Blossom is a unique and offbeat portrait of belonging. The doc by Frigge Fri takes audiences into the lives of three young Danes who proudly own the feeling of being an outsider. The three goths at the film’s core are products of another era, yet they create their own surrogate family by uniting in their styles, ’tudes, and killer looks.
The film follows the trio they tattoo each other, get high and/or drunk, and share sketchy soda pop in pizza joints. Most of the time, however, they’re modelling their latest hairdos and serving anti-establishment realness. Josephine has a wicked wig game and sports different ’dos in nearly every scene.
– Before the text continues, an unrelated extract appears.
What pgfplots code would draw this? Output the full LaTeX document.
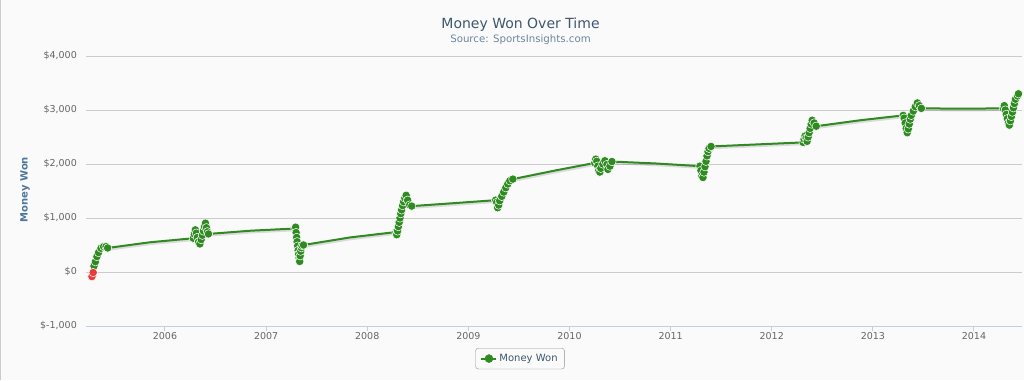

Nightmare (not the name his parents gave him), incorporates his goth aesthetic with his queerness to create androgynously gloomy stylings. His near-comically tall mohawk, however, injects a shock of neon to each ensemble.
Dark Blossom observes how even the most eccentric and seemingly subversive youths have a typical story. These young adults enjoy larks in fields, albeit while poking dead animals and bringing them home to boil, and face the same anxieties about conformity that even the squarest and most straight-laced kids on the block do. In giving the three goths the space to celebrate their individuality, however, Dark Blossom demonstrates the power of being seen. It lets its subject march to the beat of their own drums or, more aptly, stomp on the drums, just because it’s a fun thing to do. Here’s one for the iconoclasts and misfits!
Dark Blossom screened at Hot Docs 2021.